30 January 2009

How I learned Swedish


[This picture is from Malmö]

Besides the early days of going to Helsingborg [spelled Hälsingborg back in those days, can any Swede tell me why?] to buy books and eat "glass" [ice cream] and "varm korv med potatismos" [hot dogs with mashed potatoes/sausage and mash], in 1974 I discovered that there was a field called technical translation. Having always been a good student in chemistry in college, I thought I'd give it a try.

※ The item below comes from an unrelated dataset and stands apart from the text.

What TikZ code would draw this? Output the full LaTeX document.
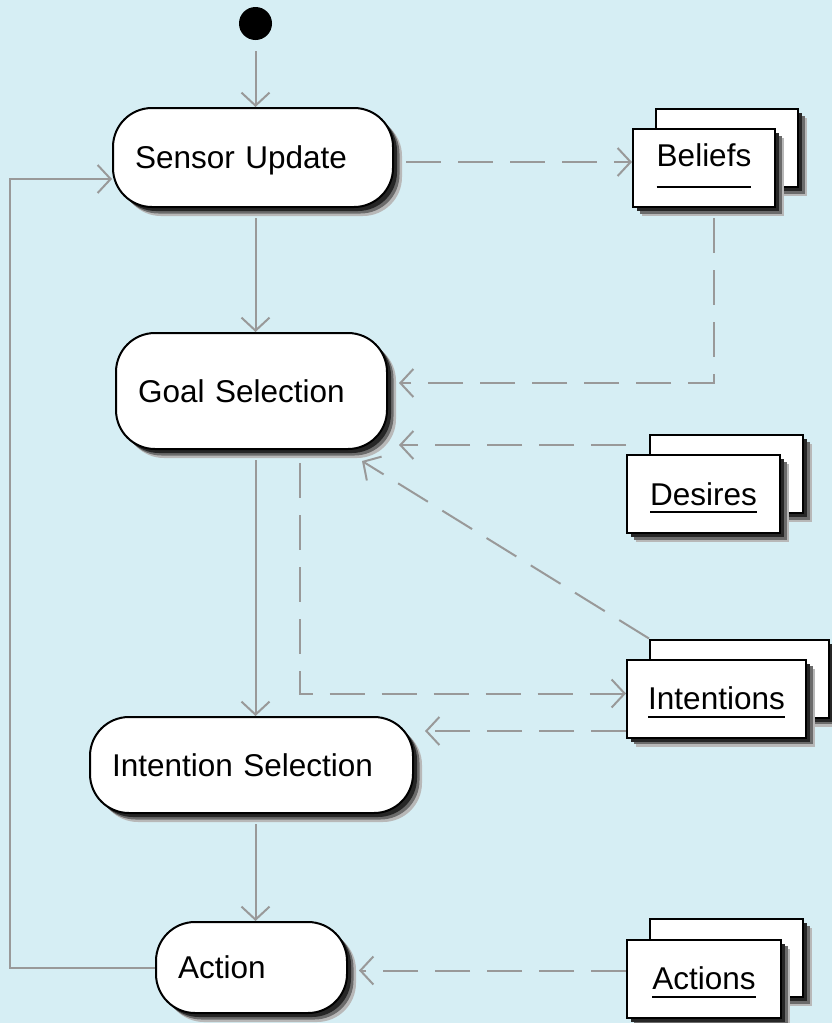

I rifled through the yellow pages in major cities across the U.S. and sent out query letters to about a hundred translation agencies. Nothing. About a year later I got a call from the Institute LanFranco in San Francisco, asking if I could translate an article from Norwegian about aluminum rolling mills. "No problem." I got the 5-page document in the mail and then read the entire article on aluminum in the Britannica, dusted off my Norwegian-English dictionary, and produced a believable article -- anyway, there were no complaints. [And this was before instant answers and diagrams on the Internet.] I think I was paid 1.5 cents per word. Wow, this wasn't so hard.

So for the next year I survived mostly by doing translation, since my previous attempts to interest publishers in avant-garde Danish fiction, and even a Danish fantasy novel about the national hero, Holger Danske, at the court of Charlemagne and fighting the Saracens, had come to naught. I hooked up with one of the best agencies in the States, AD-EX, and was soon their go-to guy for translating Swedish nuclear power documentation for an American company that was selling them reactors. This lucrative gig lasted until 1980, when in the wake of Three Mile Island, Swedish voters passed a referendum to cut back on nuclear power. End of gravy train, but by that time I was pretty freaked out about working in this "evil" industry anyway.

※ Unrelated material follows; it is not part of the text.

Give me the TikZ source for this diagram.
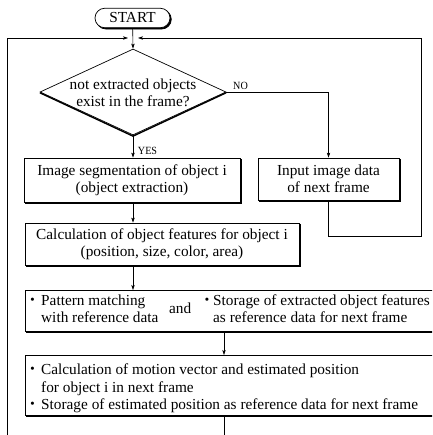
\documentclass[tikz,border=0pt]{standalone}
\usepackage{fontspec}
\setmainfont{Liberation Serif}
\newfontfamily\cjk{Noto Sans CJK JP}
\newfontfamily\labelfont{Liberation Serif}[FakeStretch=0.92]
\usetikzlibrary{shapes.geometric,shapes.misc,arrows.meta}

\begin{document}
\begin{tikzpicture}[x=1pt,y=-1pt,
  every node/.style={font=\fontsize{15.3}{17}\selectfont},
  box/.style={draw, fill=white, line width=0.7pt, inner sep=0pt, align=center},
  term/.style={rounded rectangle, draw, fill=white, line width=0.7pt,
    minimum width=75pt, minimum height=19.5pt, inner sep=0pt},
  decision/.style={diamond, draw, fill=white, line width=0.7pt,
    minimum width=186pt, minimum height=86pt, inner sep=0pt},
  plain/.style={inner sep=0pt, align=center},
  txt/.style={inner sep=0pt, anchor=base west},
  bul/.style={inner sep=0pt, anchor=base, font=\fontsize{15.3}{17}\cjk},
  lab/.style={inner sep=0pt, anchor=base, font=\fontsize{11}{12}\labelfont},
  flow/.style={line width=0.6pt, -{Stealth[length=5pt,width=3.4pt,inset=1.2pt]}},
  wire/.style={line width=0.6pt},
  shade edge/.style={line width=1.4pt, line join=miter}
]
\useasboundingbox (0,0) rectangle (432,435);
\clip (0,0) rectangle (432,435);

% terminal with its offset shadow, and decision
\node[term, fill=black, draw=black] (startsh) at (133.8,19.3) {\phantom{START}};
\node[term] (start) at (132.5,18) {START};
\node[decision] (dec) at (133,92) {};
\node[plain] (dectext) at (133,92.5) {not extracted objects\\exist in the frame?};

% process boxes
\node[box, minimum width=216pt, minimum height=44pt] (seg) at (132,180)
  {Image segmentation of object i\\(object extraction)};
\node[box, minimum width=141pt, minimum height=42pt] (inp) at (328.5,179)
  {Input image data\\of next frame};
\node[box, minimum width=274pt, minimum height=42pt] (feat) at (162,244)
  {Calculation of object features for object i\\(position, size, color, area)};
\node[box, anchor=north west, minimum width=420pt, minimum height=41pt] (pat) at (25,290) {};
\node[box, anchor=north west, minimum width=420pt, minimum height=60pt] (mot) at (25,355) {};

% heavy right and bottom edges (shadow)
\foreach \b in {seg,inp,feat,pat,mot}{
  \draw[shade edge] ([xshift=0.7pt,yshift=-1.2pt]\b.north east)
    -- ([xshift=0.7pt,yshift=-0.7pt]\b.south east)
    -- ([xshift=1.2pt,yshift=-0.7pt]\b.south west);
}
\draw[shade edge] ([xshift=0.3pt,yshift=-0.8pt]dec.west)
  -- ([yshift=-0.8pt]dec.south) -- ([xshift=-0.3pt,yshift=-0.8pt]dec.east);

% text of the matching / storage box
\node[bul] (patb1) at (32.5,305.7) {・};
\node[txt] (pat1) at (41,305.7) {Pattern matching};
\node[txt] (pat2) at (41,322.5) {with reference data};
\node[txt] (and) at (169,313.5) {and};
\node[bul] (patb2) at (207,305.7) {・};
\node[txt] (sto1) at (213,305.7) {Storage of extracted object features};
\node[txt] (sto2) at (213,322.5) {as reference data for next frame};

% text of the motion box
\node[bul] (motb1) at (32.5,374.5) {・};
\node[txt] (mot1) at (41,374.5) {Calculation of motion vector and estimated position};
\node[txt] (mot2) at (41,392) {for object i in next frame};
\node[bul] (motb2) at (32.5,409.5) {・};
\node[txt] (mot3) at (41,409.5) {Storage of estimated position as reference data for next frame};

% branch labels
\node[lab] (no) at (240.5,90) {NO};
\node[lab] (yes) at (147.5,154.5) {YES};

% helper coordinates
\coordinate (col) at (133,0);
\coordinate (col2) at (224,0);
\coordinate (bl) at (7,440);
\coordinate (tl) at (7,38);
\coordinate (jl) at (128,38);
\coordinate (rb) at (421,236);
\coordinate (rt) at (421,38);
\coordinate (jr) at (138,38);
\coordinate (exit) at (224,440);

% main flow
\draw[flow] (start) -- (dec.north);
\draw[flow] (dec.south) -- (col |- seg.north);
\draw[flow] (dec.east) -| (inp.north);
\draw[flow] (col |- seg.south) -- (col |- feat.north);
\draw[flow] (col |- feat.south) -- (col |- pat.north);
\draw[flow] (col2 |- pat.south) -- (col2 |- mot.north);
\draw[wire] (col2 |- mot.south) -- (exit);

% loop-back lines
\draw[flow] (bl) -- (tl) -- (jl);
\draw[flow] (inp.south) |- (rb) -- (rt) -- (jr);
\end{tikzpicture}
\end{document}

[Barsebäck Nuclear Power Plant – now closed]

I had acquired some typesetting machines in 1976-77 in order to supply AD-EX with foreign-language typography for their corporate clients. Besides doing the standard Spanish, French, and German jobs for them, Arabic was big at the time because the Saudis and Gulf states were spending money like crazy with American companies. So I took an Arabic course at UC Berkeley and started doing Arabic rub-on press type for headlines on brochures. Then I bought an IBM electric typewriter that went from right to left and learned to type on the Arabic/Farsi keyboard. This was all fine as long as the copy to be "typeset" was already typed. Unfortunately what the agency received from their translators was usually handwritten. As anyone who has studied Arabic will know, the penmanship of the average writer leaves much to be desired. In fact, if you don't know the language well you have no hope of guessing what many words are.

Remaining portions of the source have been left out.